Japan the rule, not the exception
Japan may well have looked like the odd-one-out after Monday’s news its economy grew 0.1 percent over the second quarter – about the feeblest expansion possible.
Europe’s big players were already in full swagger after posting growth second quarter growth that often exceeded predictions, and the U.S. economy – although clearly slowing – still expanded at a decent pace over the same period.
But looks are deceptive, especially from preliminary three-month snapshots of the rich-world economies, and Japan’s lethargy is probably still the rule, not the exception.
That’s the message from Reuters monthly polls of more than 250 economists, who see quarter-on-quarter growth in the likes of the euro zone and United States hovering around half a percentage point for some time yet.

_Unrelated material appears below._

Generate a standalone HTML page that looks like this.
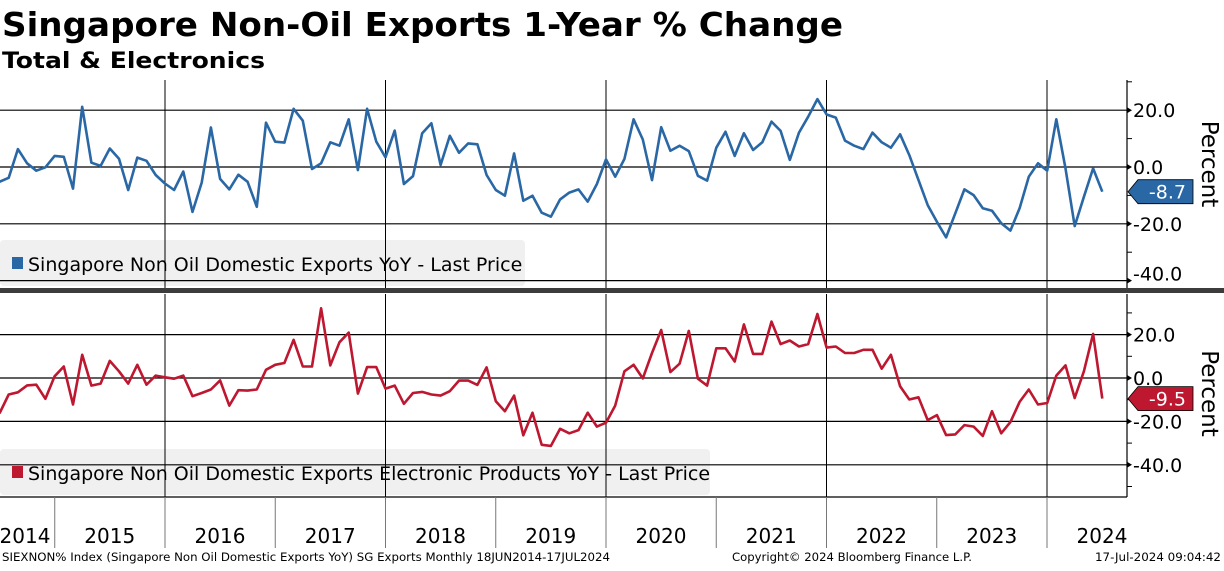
<!DOCTYPE html>
<html><head><meta charset="utf-8"><style>
body{margin:0;background:#fff;width:1224px;height:566px;overflow:hidden;font-family:"Liberation Sans",sans-serif}
svg text{font-family:"DejaVu Sans","Liberation Sans",sans-serif}
</style></head><body>
<svg id="c" width="1224" height="566" xmlns="http://www.w3.org/2000/svg">
<text x="2" y="36" font-size="33" font-weight="bold" textLength="841" lengthAdjust="spacingAndGlyphs">Singapore Non-Oil Exports 1-Year % Change</text>
<text x="2" y="68" font-size="22" font-weight="bold" textLength="263" lengthAdjust="spacingAndGlyphs">Total &amp; Electronics</text>
<g id="g"></g>
</svg>
<script>
const years = ["2014","2015","2016","2017","2018","2019","2020","2021","2022","2023","2024"];
const totalYoY = [-5.2,-3.8,6.3,1.3,-1.3,-0.1,3.9,3.6,-7.6,21.2,1.5,0.4,6.5,2.9,-8.1,3.3,2.2,-2.8,-5.8,-8.1,-1.6,-15.8,-5.5,13.9,-4.2,-7.9,-2.7,-5.2,-14.0,15.6,8.9,8.6,20.5,16.3,-0.7,1.3,8.7,7.5,16.8,-1.1,20.5,8.9,3.4,12.8,-6.0,-3.2,11.9,15.4,0.7,11.0,5.0,8.3,8.0,-2.8,-8.1,-10.1,4.8,-11.9,-10.1,-16.1,-17.5,-11.4,-9.0,-7.9,-12.2,-6.0,2.7,-3.4,2.8,16.8,9.7,-4.6,14.0,5.7,7.5,5.6,-3.1,-4.8,6.8,12.4,3.9,11.9,6.0,8.7,16.0,12.7,2.5,12.1,17.7,23.9,18.5,17.4,9.3,7.5,6.3,12.1,8.7,6.8,11.5,4.2,-4.6,-13.4,-19.3,-24.8,-16.3,-7.9,-9.9,-14.5,-15.4,-19.8,-22.4,-14.5,-3.4,1.3,-1.3,16.8,-0.5,-20.8,-10.5,-0.5,-8.7];
const elecYoY = [-16.3,-7.6,-6.6,-3.4,-3.1,-9.6,0.8,5.3,-12.2,10.7,-3.5,-2.6,7.9,3.1,-2.6,6.1,-3.1,1.1,0.3,-0.3,1.1,-8.4,-6.9,-5.3,-1.1,-12.7,-5.6,-5.8,-5.3,3.8,6.1,6.9,17.6,5.3,5.3,32.1,5.8,16.5,20.9,-7.2,5.0,5.0,-4.9,-3.5,-11.9,-6.9,-6.4,-7.6,-8.1,-6.1,-1.2,-1.2,-3.2,4.9,-10.7,-15.3,-8.1,-26.4,-16.0,-30.8,-31.3,-23.4,-25.5,-24.0,-16.0,-22.4,-20.6,-12.7,3.1,6.1,-0.2,11.5,22.1,2.7,6.6,21.7,-0.3,-3.5,13.7,13.7,7.6,24.7,11.1,11.1,26.0,15.6,17.3,14.5,15.6,29.5,14.0,14.5,11.5,11.5,13.0,13.0,4.3,10.7,-3.8,-9.9,-8.9,-19.4,-17.1,-26.3,-26.0,-21.7,-22.4,-26.7,-15.3,-25.5,-20.3,-11.0,-5.3,-12.2,-11.5,1.1,5.8,-9.2,3.1,20.3,-9.5];
const yTicks = [20,0,-20,-40];
const NS="http://www.w3.org/2000/svg";
const g=document.getElementById('g');
const AX=1127;
function el(t,a,p){const e=document.createElementNS(NS,t);for(const k in a)e.setAttribute(k,a[k]);(p||g).appendChild(e);return e;}
const xM=i=>-0.5+9.19*i;
const xYear=k=>-55.5+110.25*k;
const panels=[
 {data:totalYoY,z:167,s:2.84,top:80,bot:288,color:"#2a67a5",name:"total",leg:"Singapore Non Oil Domestic Exports YoY - Last Price",legW:525,legY:240,minor:[10,-10,-30,30]},
 {data:elecYoY,z:378,s:2.17,top:294,bot:497,color:"#be1730",name:"electronics",leg:"Singapore Non Oil Domestic Exports Electronic Products YoY - Last Price",legW:710,legY:449,minor:[30,10,-10,-30,-50]}
];
panels.forEach((p,pi)=>{
 const y=v=>p.z-v*p.s;
 const lb=el('rect',{x:0,y:p.legY,width:p.legW,height:46,rx:4,fill:"#f0f0f0"});
 
 
 for(let k=2;k<=10;k+=2){const l=el('line',{x1:xYear(k),x2:xYear(k),y1:p.top,y2:p.bot,stroke:"#000","stroke-width":1});
  
  }
 yTicks.forEach(v=>{const yy=y(v);
  const l=el('line',{x1:0,x2:AX,y1:yy,y2:yy,stroke:"#000","stroke-width":1.2});
  
  
  el('path',{d:`M${AX} ${yy-3}L${AX+5} ${yy}L${AX} ${yy+3}Z`,fill:"#000"});
  let ly=yy; if(pi===0&&v===-40) ly=yy-7;
  const t=el('text',{x:AX+6,y:ly+7,"font-size":19,fill:"#000"});t.textContent=v.toFixed(1);
  
  
 });
 p.minor.forEach(v=>{const yy=y(v);if(yy>p.top&&yy<p.bot)el('line',{x1:AX,x2:AX+5,y1:yy,y2:yy,stroke:"#000"});});
 el('line',{x1:AX,x2:AX,y1:p.top,y2:p.bot,stroke:"#000","stroke-width":1.2});
 el('rect',{x:12,y:p.legY+17,width:11,height:12,fill:p.color});
 const lt=el('text',{x:28,y:p.legY+31,"font-size":19,fill:"#000"});lt.textContent=p.leg;
 
 
 const pts=p.data.map((v,i)=>xM(i).toFixed(1)+","+y(v).toFixed(1)).join(" ");
 const pl=el('polyline',{points:pts,fill:"none",stroke:p.color,"stroke-width":2.6,"stroke-linejoin":"round"});
 
 
 const last=p.data[p.data.length-1],ly=y(last);
 const tag=el('path',{d:`M${AX+1} ${ly}L${AX+11} ${ly-12}H1193V${ly+12}H${AX+11}Z`,fill:p.color,stroke:"#000","stroke-width":0.8});
 
 
 const tt=el('text',{x:1186,y:ly+7,"font-size":19,fill:"#fff","text-anchor":"end"});tt.textContent=last.toFixed(1);
 
 
 const cy=(p.top+p.bot)/2+(pi===0?-20:-2);
 const pt=el('text',{x:0,y:0,"font-size":23,fill:"#000","text-anchor":"middle",transform:`translate(1202 ${cy}) rotate(90)`});pt.textContent="Percent";
 
 
});
const sb=el('rect',{x:0,y:288,width:1224,height:5,fill:"#3c3c3c"});


el('line',{x1:0,x2:AX,y1:497,y2:497,stroke:"#000","stroke-width":1.2});
years.forEach((yr,k)=>{
 if(k>0){el('line',{x1:xYear(k),x2:xYear(k),y1:497,y2:548,stroke:"#777","stroke-width":1});}
 const cx=Math.max(xYear(k)+55,28);
 const t=el('text',{x:k===0?25:cx,y:543,"font-size":20,fill:"#000","text-anchor":"middle"});t.textContent=yr;
 
 
});
function ft(x,txt,anchor,name,len){const t=el('text',{x:x,y:561,"font-size":11.5,fill:"#000","text-anchor":anchor,textLength:len,lengthAdjust:"spacingAndGlyphs"});t.textContent=txt;
 
 }
ft(2,"SIEXNON% Index (Singapore Non Oil Domestic Exports YoY) SG Exports  Monthly 18JUN2014-17JUL2024","start","footer-source",608);
ft(732,"Copyright\u00a9 2024 Bloomberg Finance L.P.","start","footer-copyright",240);
ft(1221,"17-Jul-2024 09:04:42","end","footer-timestamp",126);
</script>
</body></html>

Last week’s news of an explosive 2.2 percent quarterly growth rate for Germany and 1.0 percent for the wider euro zone could prompt forecasters to bump up their predictions in the September poll. Yet there was little sign of them upgrading growth forecasts in the last UK poll, conducted after similarly surprising news that Britain’s economy grew at its fastest pace in four years in the second quarter.
So it wouldn’t be a shock if our poll respondents conclude Europe’s vigorous second quarter was flash-in-the-pan stuff. Indeed, Bank of England policymakers said the strength of second quarter growth in the UK was “probably erratic”, according to the minutes of their August meeting released on Wednesday.
Widening austerity measures in Europe, worrying unemployment trends in the U.S. and a bunch of encouraging and discouraging economic indicators mean economists will likely remain cautious with their predictions.
Japan faces unique problems – a more immediate threat of deflation and an uncomfortably expensive currency. But the consensus from our polls will still point to one conclusion: the big rich world economies will struggle for momentum over the next year.